▸ Material supplied:
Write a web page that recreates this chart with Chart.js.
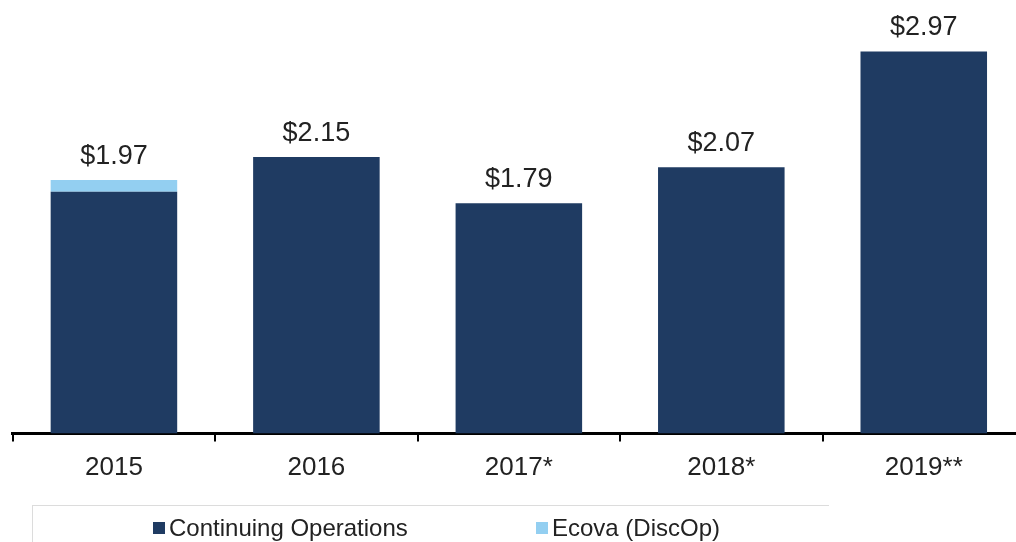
<!DOCTYPE html>
<html>
<head>
<meta charset="utf-8">
<script src="https://cdn.jsdelivr.net/npm/chart.js@4.4.0/dist/chart.umd.min.js"></script>
<style>
  html, body { margin: 0; padding: 0; background: #ffffff; overflow: hidden; }
  #wrap { position: relative; width: 1016px; height: 542px; overflow: hidden; }
  #box { position: absolute; left: 0; top: 0; width: 1030px; height: 542px; }
  #legend {
    position: absolute; left: 32px; top: 505px; width: 796px; height: 60px;
    border-top: 1px solid #dcdcdc; border-left: 1px solid #dcdcdc;
    font-family: "Liberation Sans", Arial, sans-serif; font-size: 24px; color: #222;
  }
  .item { position: absolute; top: 8px; display: flex; align-items: center; white-space: nowrap; }
  .sw { width: 12px; height: 12px; margin-right: 4px; }
</style>
</head>
<body>
<div id="wrap">
  <div id="box"><canvas id="c"></canvas></div>
  <div id="legend"></div>
</div>
<script>
const categories = ['2015', '2016', '2017*', '2018*', '2019**'];
const continuingOps = [1.88, 2.15, 1.79, 2.07, 2.97];
const ecovaDiscOp = [0.09, 0, 0, 0, 0];
const totalLabels = ['$1.97', '$2.15', '$1.79', '$2.07', '$2.97'];
const seriesNames = ['Continuing Operations', 'Ecova (DiscOp)'];
const seriesColors = ['#1f3b62', '#93cff1'];

const totalsPlugin = {
  id: 'totals',
  afterDatasetsDraw(chart) {
    const ctx = chart.ctx;
    const y = chart.scales.y;
    const x = chart.scales.x;
    ctx.save();
    ctx.font = '27px "Liberation Sans", Arial, sans-serif';
    ctx.fillStyle = '#222222';
    ctx.textAlign = 'center';
    ctx.textBaseline = 'alphabetic';
    categories.forEach((c, i) => {
      const total = continuingOps[i] + ecovaDiscOp[i];
      ctx.fillText(totalLabels[i], x.getPixelForValue(i), y.getPixelForValue(total) - 16);
    });
    ctx.restore();
  }
};

const canvas = document.getElementById('c');
canvas.width = 1030; canvas.height = 542;
const chart = new Chart(canvas, {
  type: 'bar',
  data: {
    labels: categories,
    datasets: [
      { label: seriesNames[0], data: continuingOps, backgroundColor: seriesColors[0], borderWidth: 0 },
      { label: seriesNames[1], data: ecovaDiscOp, backgroundColor: seriesColors[1], borderWidth: 0 }
    ]
  },
  options: {
    responsive: false,
    animation: false,
    maintainAspectRatio: false,
    layout: { padding: { left: 12.7, right: 5, top: 9, bottom: 58.5 } },
    datasets: { bar: { barPercentage: 0.625, categoryPercentage: 1.0 } },
    plugins: { legend: { display: false }, tooltip: { enabled: false } },
    scales: {
      x: {
        stacked: true,
        offset: true,
        grid: { display: true, drawOnChartArea: false, drawTicks: true, tickLength: 8, color: '#000', lineWidth: 2, offset: true },
        border: { display: true, color: '#000', width: 3 },
        ticks: { color: '#222', font: { family: '"Liberation Sans", Arial, sans-serif', size: 26 }, padding: 11, maxRotation: 0 },
        afterFit(s) { s.height = 50; }
      },
      y: {
        stacked: true,
        display: false,
        min: 0,
        max: 3.3
      }
    }
  },
  plugins: [totalsPlugin]
});

const legend = document.getElementById('legend');
const positions = [120, 503];
chart.data.datasets.forEach((ds, i) => {
  const it = document.createElement('div');
  it.className = 'item';
  it.style.left = positions[i] + 'px';
  const sw = document.createElement('span');
  sw.className = 'sw';
  sw.style.background = ds.backgroundColor;
  const tx = document.createElement('span');
  tx.textContent = ds.label;
  it.appendChild(sw); it.appendChild(tx);
  legend.appendChild(it);
});
</script>
</body>
</html>
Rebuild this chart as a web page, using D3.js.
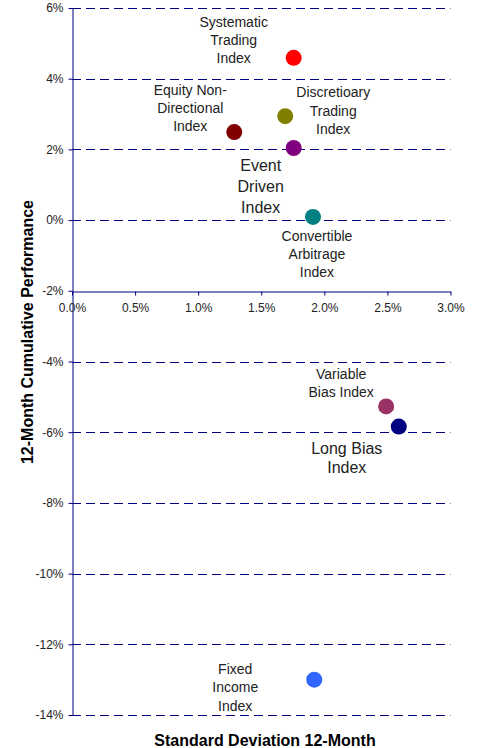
<!DOCTYPE html>
<html>
<head>
<meta charset="utf-8">
<script src="https://cdn.jsdelivr.net/npm/d3@7"></script>
<style>
  html, body { margin: 0; padding: 0; background: #fff; }
  svg { display: block; font-family: "Liberation Sans", Arial, sans-serif; }
</style>
</head>
<body>
<svg id="chart" width="479" height="748"></svg>
<script>
// ---- data ----
const names = [
  ["Systematic", "Trading", "Index"],
  ["Discretioary", "Trading", "Index"],
  ["Equity Non-", "Directional", "Index"],
  ["Event", "Driven", "Index"],
  ["Convertible", "Arbitrage", "Index"],
  ["Variable", "Bias Index"],
  ["Long Bias", "Index"],
  ["Fixed", "Income", "Index"]
];
const stdDev = [0.01757, 0.0169, 0.01286, 0.01757, 0.0191, 0.0249, 0.0259, 0.0192];
const perf = [0.0459, 0.0294, 0.0249, 0.0204, 0.0009, -0.0527, -0.0584, -0.1300];
const colors = ["#FF0000", "#808000", "#800000", "#800080", "#008080", "#993366", "#000080", "#3366FF"];
const yTicks = [-0.14, -0.12, -0.10, -0.08, -0.06, -0.04, -0.02, 0, 0.02, 0.04, 0.06];
const xTicks = [0, 0.005, 0.01, 0.015, 0.02, 0.025, 0.03];

// ---- layout (label placement relative to each point, in px) ----
const labelLayout = [
  { dx: -60, dy: -36, size: 14, lh: 18 },
  { dx: 48, dy: -24, size: 14, lh: 18.5 },
  { dx: -44, dy: -42, size: 14, lh: 18 },
  { dx: -33, dy: 17, size: 16, lh: 21 },
  { dx: 4, dy: 19, size: 14, lh: 18 },
  { dx: -45, dy: -32, size: 14, lh: 18 },
  { dx: -52, dy: 22, size: 16, lh: 19 },
  { dx: -79, dy: -11, size: 14, lh: 18.8 }
];

const svg = d3.select("#chart");
const x = d3.scaleLinear().domain([0, 0.03]).range([72, 450.5]);
const y = d3.scaleLinear().domain([-0.14, 0.06]).range([715, 8]);
const navy = "#000080";
const hy = f => s => f(s).replace("\u2212", "-");

// gridlines
svg.append("g").selectAll("line")
  .data(yTicks.filter(t => Math.abs(t + 0.02) > 1e-9))
  .join("line")
  .attr("x1", x(0)).attr("x2", x(0.03))
  .attr("y1", d => Math.round(y(d)) + 0.5).attr("y2", d => Math.round(y(d)) + 0.5)
  .attr("stroke", navy).attr("stroke-width", 1)
  .attr("stroke-dasharray", "9,5");

// y axis
const yAxis = svg.append("g")
  .attr("transform", `translate(${Math.round(x(0)) + 0.5},0)`)
  .call(d3.axisLeft(y).tickValues(yTicks).tickSize(4).tickSizeOuter(0).tickPadding(5)
    .tickFormat(hy(d3.format(".0%"))));
yAxis.select(".domain").attr("stroke", navy);
yAxis.selectAll(".tick line").attr("stroke", navy);
yAxis.selectAll(".tick text").attr("font-size", 12).attr("fill", "#222")
  .attr("font-family", "Liberation Sans, Arial, sans-serif");

// x axis at -2%
const xAxis = svg.append("g")
  .attr("transform", `translate(0,${Math.round(y(-0.02)) + 0.5})`)
  .call(d3.axisBottom(x).tickValues(xTicks).tickSize(4).tickSizeOuter(0).tickPadding(8)
    .tickFormat(hy(d3.format(".1%"))));
xAxis.select(".domain").attr("stroke", navy);
xAxis.selectAll(".tick line").attr("stroke", navy);
xAxis.selectAll(".tick text").attr("font-size", 12).attr("fill", "#222")
  .attr("font-family", "Liberation Sans, Arial, sans-serif");

// points
const idx = d3.range(names.length);
svg.append("g").selectAll("circle")
  .data(idx).join("circle")
  .attr("cx", i => x(stdDev[i]))
  .attr("cy", i => y(perf[i]))
  .attr("r", 8)
  .attr("fill", i => colors[i]);

// labels
const lg = svg.append("g");
idx.forEach(i => {
  const L = labelLayout[i];
  const cx = x(stdDev[i]) + L.dx;
  const cy = y(perf[i]) + L.dy;
  const t = lg.append("text")
    .attr("text-anchor", "middle")
    .attr("font-size", L.size)
    .attr("fill", "#222");
  names[i].forEach((line, k) => {
    t.append("tspan")
      .attr("x", cx)
      .attr("y", cy + k * L.lh)
      .attr("dy", "0.35em")
      .text(line);
  });
});

// axis titles
svg.append("text")
  .attr("x", 265).attr("y", 746)
  .attr("text-anchor", "middle")
  .attr("font-size", 16).attr("font-weight", "bold").attr("fill", "#000")
  .text("Standard Deviation 12-Month");

svg.append("text")
  .attr("transform", "translate(33,332) rotate(-90)")
  .attr("text-anchor", "middle")
  .attr("font-size", 16).attr("font-weight", "bold").attr("fill", "#000")
  .text("12-Month Cumulative Performance");
</script>
</body>
</html>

▸ Work required:
Using the records above, find and show each line with the string "this".

▸ Completed exercise:
Write a web page that recreates this chart with Chart.js.
Rebuild this chart as a web page, using D3.js.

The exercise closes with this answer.